In preparing for a leadership presentation to one of my engineering clients I went searching for updated stats on the skills shortage in the engineering industry. In 2021 Infrastructure Australia predicted that there could be a deficit of up to 105,000 qualified engineers by mid-2023.

A quick glance at my calendar told me we have now reached that date. With immigration meeting or exceeding pre-Pandemic levels, I was curious about the latest research into the engineering skills deficit.

Even I was surprised by this. Professionals Australia‘s March report predicts that Australia could be facing a deficit of 200,000 qualified engineers by the year 2040. Link to report in the comments.

They rightly point out that this shortage, if left unaddressed, could have far-reaching consequences for the nation’s ability to tackle pressing social, economic, and climate challenges.
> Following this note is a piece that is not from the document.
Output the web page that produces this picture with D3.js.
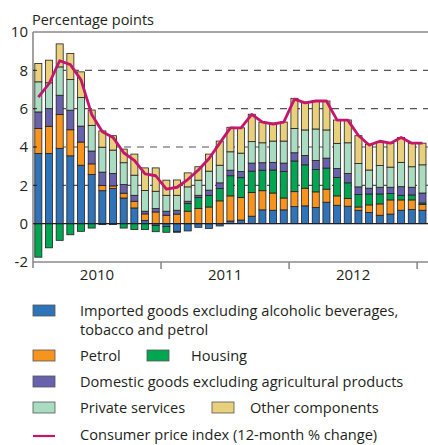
<!DOCTYPE html>
<html lang="en">
<head>
  <meta charset="UTF-8">
  <title>Consumer price index components</title>
  <script src="https://d3js.org/d3.v7.min.js"></script>
  <style>
    body { margin: 0; background: #fff; }
    svg text { font-family: "Open Sans", sans-serif; fill: #231f20; }
    .bar rect { stroke: #231f20; stroke-width: 0.8px; }
    .grid line { stroke: #555; stroke-width: 1.2px; stroke-dasharray: 7 6; }
  </style>
</head>
<body>
  <svg width="428" height="445"></svg>

  <script>
    // months Jan 2010 - Jan 2013
    const months = d3.range(37).map(i => d3.timeMonth.offset(new Date(2010, 0, 1), i));
    const years = ["2010", "2011", "2012"];
    const yTicks = [-2, 0, 2, 4, 6, 8, 10];

    // contributions, percentage points
    const imported = [3.66,3.66,3.93,3.54,3.05,2.57,1.72,1.83,1.34,0.82,0.17,-0.10,
                      -0.15,-0.40,-0.38,-0.19,-0.25,-0.12,0.14,0.19,0.39,0.72,0.70,0.72,
                      0.89,0.93,0.84,1.12,0.96,0.91,0.70,0.58,0.44,0.50,0.70,0.74,0.70];
    const petrol   = [1.30,1.42,1.76,1.36,1.21,0.55,0.27,0.14,0.25,0.35,0.34,0.61,
                      0.44,0.50,0.65,0.79,0.87,1.19,1.31,1.18,1.24,1.00,0.90,0.62,
                      0.78,0.92,0.82,0.68,0.49,0.40,0.17,0.40,0.59,0.74,0.54,0.50,0.30];
    const housing  = [-1.75,-1.26,-0.87,-0.58,-0.40,-0.23,-0.05,-0.05,-0.23,-0.31,-0.31,-0.32,
                      -0.30,-0.05,0.40,0.57,0.61,0.64,1.05,1.03,1.11,1.07,1.20,1.38,
                      1.60,1.22,1.17,1.10,0.96,0.82,0.65,0.57,0.52,0.33,0.24,0.26,0.08];
    const domestic = [0.87,0.92,1.01,1.02,0.83,0.67,0.70,0.65,0.45,0.31,0.14,0.18,
                      0.21,0.20,0.12,0.12,0.27,0.30,0.29,0.32,0.42,0.39,0.40,0.44,
                      0.43,0.49,0.47,0.52,0.47,0.49,0.40,0.30,0.35,0.33,0.45,0.40,0.52];
    const services = [1.57,1.35,1.48,1.60,1.49,1.34,1.30,1.22,1.14,1.05,1.08,0.90,
                      0.83,0.78,0.75,0.79,0.99,0.92,0.96,0.96,1.12,1.04,1.11,1.15,
                      1.27,1.33,1.64,1.47,1.31,1.60,1.22,0.95,1.13,1.05,1.27,1.07,1.47];
    const other    = [0.96,1.18,1.20,1.36,1.34,0.80,0.85,0.75,0.71,1.10,1.18,1.22,
                      0.79,0.80,0.73,0.70,0.89,1.26,1.28,1.32,1.43,1.08,0.93,0.99,
                      1.57,1.45,1.46,1.51,1.22,1.19,1.45,1.35,1.25,1.25,1.30,1.23,1.13];
    const cpi      = [6.6,7.3,8.5,8.3,7.5,5.7,4.8,4.5,3.7,3.3,2.6,2.5,
                      1.8,1.9,2.3,2.8,3.4,4.2,5.0,5.0,5.7,5.3,5.2,5.3,
                      6.5,6.3,6.4,6.4,5.4,5.4,4.6,4.1,4.3,4.2,4.5,4.2,4.2];

    const seriesKeys = ["imported", "petrol", "housing", "domestic", "services", "other"];
    const colors = {
      imported: "#2f73b8",
      petrol: "#f7941d",
      housing: "#00a651",
      domestic: "#6862ad",
      services: "#a9dcc1",
      other: "#e8d07c"
    };

    const table = months.map((m, i) => ({
      month: m,
      imported: imported[i], petrol: petrol[i], housing: housing[i],
      domestic: domestic[i], services: services[i], other: other[i]
    }));

    const svg = d3.select("svg");
    const plotLeft = 33, plotRight = 427.8, plotTop = 32, plotBottom = 262;

    const x = d3.scaleBand()
      .domain(months)
      .range([plotLeft, plotRight])
      .paddingInner(0.34)
      .paddingOuter(0.17);
    const step = x.step();

    const y = d3.scaleLinear().domain([-2, 10]).range([plotBottom, plotTop]);

    // dashed grid
    svg.append("g").attr("class", "grid")
      .selectAll("line")
      .data([2, 4, 6, 8])
      .join("line")
      .attr("x1", plotLeft).attr("x2", 428)
      .attr("y1", d => y(d)).attr("y2", d => y(d));

    // stacked bars
    const stack = d3.stack().keys(seriesKeys).offset(d3.stackOffsetDiverging);
    const layers = stack(table);

    svg.append("g").selectAll("g")
      .data(layers)
      .join("g")
      .attr("class", "bar")
      .attr("fill", d => colors[d.key])
      .selectAll("rect")
      .data(d => d)
      .join("rect")
      .attr("x", d => x(d.data.month))
      .attr("width", x.bandwidth())
      .attr("y", d => y(Math.max(d[0], d[1])))
      .attr("height", d => Math.abs(y(d[0]) - y(d[1])));

    // zero line
    svg.append("line")
      .attr("x1", plotLeft).attr("x2", 428)
      .attr("y1", y(0)).attr("y2", y(0))
      .attr("stroke", "#231f20").attr("stroke-width", 1.2);

    // CPI line
    const line = d3.line()
      .x((d, i) => x(months[i]) + x.bandwidth() / 2)
      .y(d => y(d));
    svg.append("path")
      .datum(cpi)
      .attr("fill", "none")
      .attr("stroke", "#c4166c")
      .attr("stroke-width", 2.8)
      .attr("stroke-linejoin", "round")
      .attr("d", line);

    // frame
    const frame = svg.append("g").attr("stroke", "#8a8a8a").attr("stroke-width", 1.6);
    frame.append("line").attr("x1", plotLeft).attr("x2", 428).attr("y1", plotTop).attr("y2", plotTop);
    frame.append("line").attr("x1", plotLeft).attr("x2", 428).attr("y1", plotBottom).attr("y2", plotBottom);
    frame.append("line").attr("x1", plotLeft).attr("x2", plotLeft).attr("y1", plotTop).attr("y2", plotBottom + 6);
    [1, 2, 3].forEach(k => {
      const xx = plotLeft + 12 * step * k;
      frame.append("line").attr("x1", xx).attr("x2", xx).attr("y1", plotBottom).attr("y2", plotBottom + 7);
    });

    // y tick marks and labels
    svg.append("g").selectAll("line")
      .data(yTicks.filter(d => d > -2 && d < 10))
      .join("line")
      .attr("x1", plotLeft).attr("x2", plotLeft + 4)
      .attr("y1", d => y(d)).attr("y2", d => y(d))
      .attr("stroke", "#231f20").attr("stroke-width", 1);

    svg.append("g").selectAll("text")
      .data(yTicks)
      .join("text")
      .attr("x", 28)
      .attr("y", d => y(d))
      .attr("dy", "0.36em")
      .attr("text-anchor", "end")
      .attr("font-size", 15)
      .text(d => d);

    // year labels
    svg.append("g").selectAll("text")
      .data(years)
      .join("text")
      .attr("x", (d, i) => plotLeft + 12 * step * (i + 0.5))
      .attr("y", 280)
      .attr("text-anchor", "middle")
      .attr("font-size", 15)
      .text(d => d);

    svg.append("text")
      .attr("x", 32).attr("y", 25)
      .attr("font-size", 14.5)
      .text("Percentage points");

    // legend
    const legend = svg.append("g").attr("font-size", 14.6);
    const swatch = (xx, yy, key) => legend.append("rect")
      .attr("x", xx).attr("y", yy).attr("width", 22).attr("height", 11)
      .attr("fill", colors[key]).attr("stroke", "#555").attr("stroke-width", 0.8);
    const label = (xx, yy, t) => legend.append("text").attr("x", xx).attr("y", yy).text(t);

    swatch(33, 305, "imported");
    label(80, 316, "Imported goods excluding alcoholic beverages,");
    label(80, 335, "tobacco and petrol");
    swatch(33, 350, "petrol");
    label(80, 361, "Petrol");
    swatch(147, 350, "housing");
    label(191, 361, "Housing");
    swatch(33, 376, "domestic");
    label(80, 387, "Domestic goods excluding agricultural products");
    swatch(33, 402, "services");
    label(80, 413, "Private services");
    swatch(212, 402, "other");
    label(250, 413, "Other components");
    legend.append("line")
      .attr("x1", 33).attr("x2", 55).attr("y1", 436).attr("y2", 436)
      .attr("stroke", "#c4166c").attr("stroke-width", 2.2);
    label(80, 440, "Consumer price index (12-month % change)");
  </script>
</body>
</html>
Furthermore, it could hinder the successful execution of major infrastructure projects and clean energy initiatives.

They cite several reasons for this:

🔹 Underutilization of Qualified Engineers

One contributing factor to the supply issues is the underutilization of qualified engineers. Astonishingly, only 66% of Australian-born engineers and 49% of overseas-born engineers work in engineering roles.

The overseas-born stat did not surprise me. There are a lot of qualified engineers here on visas that are driving Ubers or making a living in some other part of the gig economy. Engineers Australia is doing some great work in this area, btw. If you are not across this, contact David Trott there.

I am, however, surprised by the stat around Australian born engineers. I’d be keen to hear your thoughts on this.

🔹 The education system is failing us

While international student enrollment in engineering programs is growing at a rate of 8.8% annually, domestic commencement and graduation numbers remain stagnant.

Why are students switching disciplines and what can we do about that?

🔹 Tapping into the Potential of Women

And, of course, this is an age-old problem. Currently, less than two in ten engineering students are women, and women make up only 15% of the university-qualified engineering workforce.

Leveraging Migration and Global Competition.

Australia stands at a critical juncture, where the demand for engineering skills is outstripping the available supply, threatening the nation’s progress in addressing social, economic, and climate challenges – as well as the company’s abilities to grow and service clients.

70% of my client base are engineering firms and I see FAR too little being done to recognise and address these issues.

Is your company addressing the skills shortage? If so, I’d love to know what you are doing.